EXERCISE INSTRUCTIONS
Please copy the lines below exactly, from the first one through the line showing "sub_vt = 'T'".

RECORDED DATA
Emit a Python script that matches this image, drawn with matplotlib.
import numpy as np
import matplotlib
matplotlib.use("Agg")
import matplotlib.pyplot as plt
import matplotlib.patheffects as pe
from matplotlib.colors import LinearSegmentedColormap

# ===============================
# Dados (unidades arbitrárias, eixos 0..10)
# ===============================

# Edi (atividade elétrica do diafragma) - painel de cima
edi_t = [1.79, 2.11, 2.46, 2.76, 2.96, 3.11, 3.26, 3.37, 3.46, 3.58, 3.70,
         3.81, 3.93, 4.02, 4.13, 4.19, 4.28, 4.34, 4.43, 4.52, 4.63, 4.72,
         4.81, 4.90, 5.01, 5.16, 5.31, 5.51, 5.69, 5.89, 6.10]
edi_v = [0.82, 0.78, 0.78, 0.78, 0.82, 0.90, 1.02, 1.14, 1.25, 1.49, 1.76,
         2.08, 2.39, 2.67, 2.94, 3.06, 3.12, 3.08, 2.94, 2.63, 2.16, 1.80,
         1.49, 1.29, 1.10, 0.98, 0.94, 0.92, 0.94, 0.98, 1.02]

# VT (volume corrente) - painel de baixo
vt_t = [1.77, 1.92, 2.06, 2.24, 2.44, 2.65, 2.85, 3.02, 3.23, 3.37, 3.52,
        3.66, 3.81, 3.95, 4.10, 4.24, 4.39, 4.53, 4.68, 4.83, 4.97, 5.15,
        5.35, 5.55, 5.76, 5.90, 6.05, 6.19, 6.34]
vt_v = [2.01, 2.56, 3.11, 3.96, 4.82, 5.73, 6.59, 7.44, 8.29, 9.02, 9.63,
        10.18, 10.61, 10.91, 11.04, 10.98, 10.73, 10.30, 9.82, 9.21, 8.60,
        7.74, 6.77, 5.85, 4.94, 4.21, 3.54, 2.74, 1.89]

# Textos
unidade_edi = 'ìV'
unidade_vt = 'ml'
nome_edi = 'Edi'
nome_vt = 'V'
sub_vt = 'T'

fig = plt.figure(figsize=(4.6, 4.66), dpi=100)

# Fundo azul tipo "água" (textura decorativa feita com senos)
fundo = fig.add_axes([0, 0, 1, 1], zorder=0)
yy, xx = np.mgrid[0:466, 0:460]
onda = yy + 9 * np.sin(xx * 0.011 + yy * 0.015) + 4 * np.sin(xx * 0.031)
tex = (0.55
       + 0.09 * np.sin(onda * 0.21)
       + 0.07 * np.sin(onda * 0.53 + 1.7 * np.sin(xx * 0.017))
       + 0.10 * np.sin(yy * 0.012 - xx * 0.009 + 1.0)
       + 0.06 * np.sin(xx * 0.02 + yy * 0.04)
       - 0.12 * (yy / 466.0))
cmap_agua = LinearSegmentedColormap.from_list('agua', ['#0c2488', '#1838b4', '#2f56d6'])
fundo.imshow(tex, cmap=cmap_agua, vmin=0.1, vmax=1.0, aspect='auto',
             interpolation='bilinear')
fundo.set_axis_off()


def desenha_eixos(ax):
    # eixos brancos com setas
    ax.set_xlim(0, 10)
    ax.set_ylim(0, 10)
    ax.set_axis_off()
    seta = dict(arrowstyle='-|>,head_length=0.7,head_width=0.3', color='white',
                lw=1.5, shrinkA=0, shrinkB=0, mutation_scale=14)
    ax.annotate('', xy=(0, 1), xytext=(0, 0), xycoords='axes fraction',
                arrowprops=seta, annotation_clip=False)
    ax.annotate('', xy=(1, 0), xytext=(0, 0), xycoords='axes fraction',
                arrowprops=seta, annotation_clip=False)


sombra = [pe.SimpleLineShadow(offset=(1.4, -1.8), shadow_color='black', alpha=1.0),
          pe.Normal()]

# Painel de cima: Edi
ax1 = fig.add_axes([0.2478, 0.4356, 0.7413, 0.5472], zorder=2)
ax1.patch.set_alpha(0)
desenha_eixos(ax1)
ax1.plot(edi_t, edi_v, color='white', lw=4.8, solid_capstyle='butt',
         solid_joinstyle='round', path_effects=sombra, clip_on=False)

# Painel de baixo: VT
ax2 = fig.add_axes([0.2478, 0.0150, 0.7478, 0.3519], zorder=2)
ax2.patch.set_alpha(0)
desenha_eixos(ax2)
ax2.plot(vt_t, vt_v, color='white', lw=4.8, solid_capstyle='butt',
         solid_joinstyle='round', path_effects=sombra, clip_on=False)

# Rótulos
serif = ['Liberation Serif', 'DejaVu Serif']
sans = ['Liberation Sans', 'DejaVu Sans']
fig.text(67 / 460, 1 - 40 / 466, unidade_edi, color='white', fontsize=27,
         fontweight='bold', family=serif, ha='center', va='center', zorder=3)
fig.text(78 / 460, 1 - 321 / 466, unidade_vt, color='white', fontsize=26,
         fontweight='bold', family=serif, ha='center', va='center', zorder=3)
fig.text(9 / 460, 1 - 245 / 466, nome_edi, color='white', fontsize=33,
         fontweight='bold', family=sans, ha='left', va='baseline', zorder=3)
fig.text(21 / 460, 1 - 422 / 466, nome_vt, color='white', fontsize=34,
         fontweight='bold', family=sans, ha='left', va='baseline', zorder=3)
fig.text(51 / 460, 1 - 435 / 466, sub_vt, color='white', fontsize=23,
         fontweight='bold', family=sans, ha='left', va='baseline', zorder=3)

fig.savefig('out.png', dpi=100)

OUTPUT BELOW
Emit a Python script that matches this image, drawn with matplotlib.
import numpy as np
import matplotlib
matplotlib.use("Agg")
import matplotlib.pyplot as plt
import matplotlib.patheffects as pe
from matplotlib.colors import LinearSegmentedColormap

# ===============================
# Dados (unidades arbitrárias, eixos 0..10)
# ===============================

# Edi (atividade elétrica do diafragma) - painel de cima
edi_t = [1.79, 2.11, 2.46, 2.76, 2.96, 3.11, 3.26, 3.37, 3.46, 3.58, 3.70,
         3.81, 3.93, 4.02, 4.13, 4.19, 4.28, 4.34, 4.43, 4.52, 4.63, 4.72,
         4.81, 4.90, 5.01, 5.16, 5.31, 5.51, 5.69, 5.89, 6.10]
edi_v = [0.82, 0.78, 0.78, 0.78, 0.82, 0.90, 1.02, 1.14, 1.25, 1.49, 1.76,
         2.08, 2.39, 2.67, 2.94, 3.06, 3.12, 3.08, 2.94, 2.63, 2.16, 1.80,
         1.49, 1.29, 1.10, 0.98, 0.94, 0.92, 0.94, 0.98, 1.02]

# VT (volume corrente) - painel de baixo
vt_t = [1.77, 1.92, 2.06, 2.24, 2.44, 2.65, 2.85, 3.02, 3.23, 3.37, 3.52,
        3.66, 3.81, 3.95, 4.10, 4.24, 4.39, 4.53, 4.68, 4.83, 4.97, 5.15,
        5.35, 5.55, 5.76, 5.90, 6.05, 6.19, 6.34]
vt_v = [2.01, 2.56, 3.11, 3.96, 4.82, 5.73, 6.59, 7.44, 8.29, 9.02, 9.63,
        10.18, 10.61, 10.91, 11.04, 10.98, 10.73, 10.30, 9.82, 9.21, 8.60,
        7.74, 6.77, 5.85, 4.94, 4.21, 3.54, 2.74, 1.89]

# Textos
unidade_edi = 'ìV'
unidade_vt = 'ml'
nome_edi = 'Edi'
nome_vt = 'V'
sub_vt = 'T'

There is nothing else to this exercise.